A fraude envolveria três orçamentos necessários para essas compras emergenciais. Combinadas, duas firmas fariam cotações maiores que a da distribuidora catarinense, que, assim, venceria a disputa.
Procurada pela reportagem após as tratativas, a mulher negou pagamento de propinas envolvendo compra de equipamentos por parte de prefeituras.
— É muito triste ver que mesmo durante a pandemia você vai ter agentes, pessoas ou empresas que vão tentar tirar proveito de uma situação em que tem milhões de pessoas morrendo, em que o poder público tem que se unir para assegurar a saúde pública. Mas, mesmo assim, existe sempre gente querendo tirar proveito disso — afirma a diretora Juliana.
Contrapontos
GZH tentou contato com a empresa catarinense, mas não obteve sucesso.

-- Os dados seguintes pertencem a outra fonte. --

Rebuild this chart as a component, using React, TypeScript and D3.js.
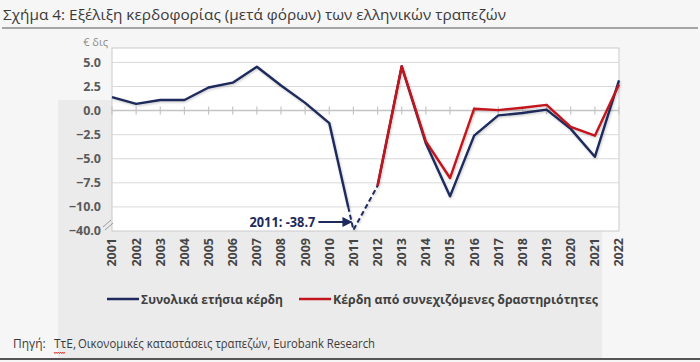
import React, { useEffect } from "react";
import * as d3 from "d3";

const years = [2001, 2002, 2003, 2004, 2005, 2006, 2007, 2008, 2009, 2010, 2011, 2012, 2013, 2014, 2015, 2016, 2017, 2018, 2019, 2020, 2021, 2022];
const totalProfits = [1.4, 0.7, 1.1, 1.1, 2.4, 2.9, 4.55, 2.6, 0.8, -1.3, -38.7, -7.8, 4.6, -3.4, -8.9, -2.6, -0.5, -0.25, 0.1, -1.9, -4.8, 3.15];
const contYears = [2012, 2013, 2014, 2015, 2016, 2017, 2018, 2019, 2020, 2021, 2022];
const contProfits = [-7.8, 4.6, -3.2, -7.0, 0.2, 0.05, 0.3, 0.6, -1.7, -2.6, 2.7];
const yTicks = [5, 2.5, 0, -2.5, -5, -7.5, -10, -40];
const seriesNames = ["Συνολικά ετήσια κέρδη", "Κέρδη από συνεχιζόμενες δραστηριότητες"];
const titleText = "Σχήμα 4: Εξέλιξη κερδοφορίας (μετά φόρων) των ελληνικών τραπεζών";
const unitText = "€ δις";
const annotationText = "2011: -38.7";
const sourceLabel = "Πηγή:";
const sourceBoe = "ΤτΕ,";
const sourceRest = "Οικονομικές καταστάσεις τραπεζών, Eurobank Research";

const BLUE = "#1d2a5b";
const RED = "#c3141d";
const FONT = "'Open Sans', 'Noto Sans', sans-serif";

// broken axis: values below -10 are compressed into [-12.5, -10]
const brk = (v: number) => (v >= -10 ? v : -12.5 + (v + 40) * (2.5 / 30));

export default function App() {
  useEffect(() => {
    document.body.style.margin = "0";
  }, []);

  const plot = { left: 112, right: 619, top: 48, bottom: 231 };
  const x = d3.scalePoint<number>().domain(years).range([plot.left, plot.right]);
  const y = d3.scaleLinear().domain([-12.5, 6.5]).range([plot.bottom, plot.top]);
  const line = d3.line<[number, number]>().x((d) => d[0]).y((d) => d[1]);

  const pts: [number, number][] = years.map((yr, i) => [x(yr)!, y(brk(totalProfits[i]))]);
  const i2010 = years.indexOf(2010);
  const i2011 = years.indexOf(2011);
  const i2012 = years.indexOf(2012);
  const p10 = pts[i2010];
  const p11 = pts[i2011];
  const yBreak = y(-10);
  const t = (yBreak - p10[1]) / (p11[1] - p10[1]);
  const cross: [number, number] = [p10[0] + t * (p11[0] - p10[0]), yBreak];

  const solidA = line([...pts.slice(0, i2010 + 1), cross]);
  const dashed = line([cross, p11, pts[i2012]]);
  const solidB = line(pts.slice(i2012));
  const redPts: [number, number][] = contYears.map((yr, i) => [x(yr)!, y(brk(contProfits[i]))]);
  const redPath = line(redPts);

  const y0 = y(0);
  const annY = p11[1] - 8;
  const annEnd = p11[0] - 35;

  // red spellcheck squiggle under ΤτΕ
  const sq: [number, number][] = d3.range(0, 11).map((k) => [54 + k * 1.1, 352 + (k % 2 === 0 ? 0 : 1.6)]);

  return (
    <svg width={700} height={362} style={{ display: "block", position: "fixed", left: 0, top: 0 }} fontFamily={FONT}>
      <defs>
        <filter id="sh" x="-10%" y="-10%" width="120%" height="130%">
          <feDropShadow dx="0.8" dy="1.2" stdDeviation="1" floodColor="#000" floodOpacity="0.22" />
        </filter>
        <marker id="arr" viewBox="0 0 10 10" refX="9" refY="5" markerWidth="5" markerHeight="5" orient="auto">
          <path d="M0,0 L10,5 L0,10 z" fill={BLUE} />
        </marker>
      </defs>
      <rect x={0} y={0} width={700} height={362} fill="#f6f6f6" />
      <rect x={58} y={100} width={544} height={258} fill="#ebebeb" />

      {/* title */}
      <text x={3} y={20} fontSize={15} fill="#3a3a3a" textLength={503} lengthAdjust="spacingAndGlyphs">{titleText}</text>
      <line x1={2} x2={698} y1={28} y2={28} stroke="#555" strokeWidth={1.2} />

      {/* plot area */}
      <rect x={plot.left} y={plot.top} width={plot.right - plot.left} height={plot.bottom - plot.top} fill="#ffffff" stroke="#cacaca" strokeWidth={1} />
      {yTicks.filter((v) => v !== 0 && v !== -40).map((v) => (
        <line key={v} x1={plot.left} x2={plot.right} y1={y(brk(v))} y2={y(brk(v))} stroke="#d9d9d9" strokeWidth={1} />
      ))}
      <line x1={plot.left} x2={plot.right} y1={y0} y2={y0} stroke="#c4c4c4" strokeWidth={1.5} />
      {years.map((yr) => (
        <line key={yr} x1={x(yr)} x2={x(yr)} y1={y0 - 4} y2={y0 + 4} stroke="#c4c4c4" strokeWidth={1.2} />
      ))}

      {/* y labels */}
      {yTicks.map((v) => (
        <text key={v} x={101} y={y(brk(v))} dy="0.35em" textAnchor="end" fontSize={12.5} fontWeight={700} fill="#5a5a5a">
          {d3.format(".1f")(v)}
        </text>
      ))}
      <text x={108} y={46} textAnchor="end" fontSize={11} fill="#8a8a8a">{unitText}</text>
      {/* axis break marks */}
      <line x1={103} y1={227} x2={111} y2={220} stroke="#9a9a9a" strokeWidth={1} />
      <line x1={105} y1={230} x2={113} y2={223} stroke="#9a9a9a" strokeWidth={1} />

      {/* x labels */}
      {years.map((yr) => (
        <text key={yr} transform={`translate(${x(yr)},${plot.bottom + 7}) rotate(-90)`} textAnchor="end" dy="0.35em" fontSize={12.5} fontWeight={700} fill="#454545">
          {yr}
        </text>
      ))}

      {/* lines */}
      <g filter="url(#sh)" fill="none" strokeLinejoin="round">
        <path d={solidA!} stroke={BLUE} strokeWidth={2.4} />
        <path d={dashed!} stroke={BLUE} strokeWidth={2} strokeDasharray="5 3" />
        <path d={solidB!} stroke={BLUE} strokeWidth={2.4} />
        <path d={redPath!} stroke={RED} strokeWidth={2.4} />
      </g>

      {/* annotation */}
      <text x={annEnd - 3} y={annY} dy="0.35em" textAnchor="end" fontSize={13.5} fontWeight={700} fill={BLUE} textLength={66} lengthAdjust="spacingAndGlyphs">{annotationText}</text>
      <line x1={annEnd} x2={p11[0] - 2} y1={annY} y2={annY} stroke={BLUE} strokeWidth={2} markerEnd="url(#arr)" />

      {/* legend */}
      <line x1={107} x2={139} y1={299} y2={299} stroke={BLUE} strokeWidth={2.5} />
      <text x={141} y={299} dy="0.35em" fontSize={13} fontWeight={700} fill="#404040" textLength={142} lengthAdjust="spacingAndGlyphs">{seriesNames[0]}</text>
      <line x1={299} x2={331} y1={299} y2={299} stroke={RED} strokeWidth={2.5} />
      <text x={333} y={299} dy="0.35em" fontSize={13} fontWeight={700} fill="#404040" textLength={265} lengthAdjust="spacingAndGlyphs">{seriesNames[1]}</text>

      {/* source */}
      <text x={13} y={348} fontSize={12} fill="#3a3a3a">{sourceLabel}</text>
      <text x={54} y={348} fontSize={12} fill="#3a3a3a">{sourceBoe}</text>
      <path d={line(sq)!} fill="none" stroke="#d9302a" strokeWidth={0.9} />
      <text x={78} y={348} fontSize={12} fill="#3a3a3a" textLength={297} lengthAdjust="spacingAndGlyphs">{sourceRest}</text>
      <line x1={0} x2={700} y1={359} y2={359} stroke="#555" strokeWidth={2} />
    </svg>
  );
}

A prefeitura de São Jerônimo, citada no texto, afirmou que "o município comprou máscaras tipo PFF2, que é item de segurança necessária aos profissionais da área da saúde", e não "máscaras comuns de TNT". "A compra se deu nas primeiras semanas da pandemia no Brasil, onde houve inesperada falta de produtos no mercado e consequente aumento de preços. O procedimento de aquisição respeitou todos os ditames legais e a empresa foi escolhida baseada nos quesitos melhor preço e disponibilidade imediata de entrega."
Segundo a prefeitura, outros municípios pagaram valores ainda mais altos na época.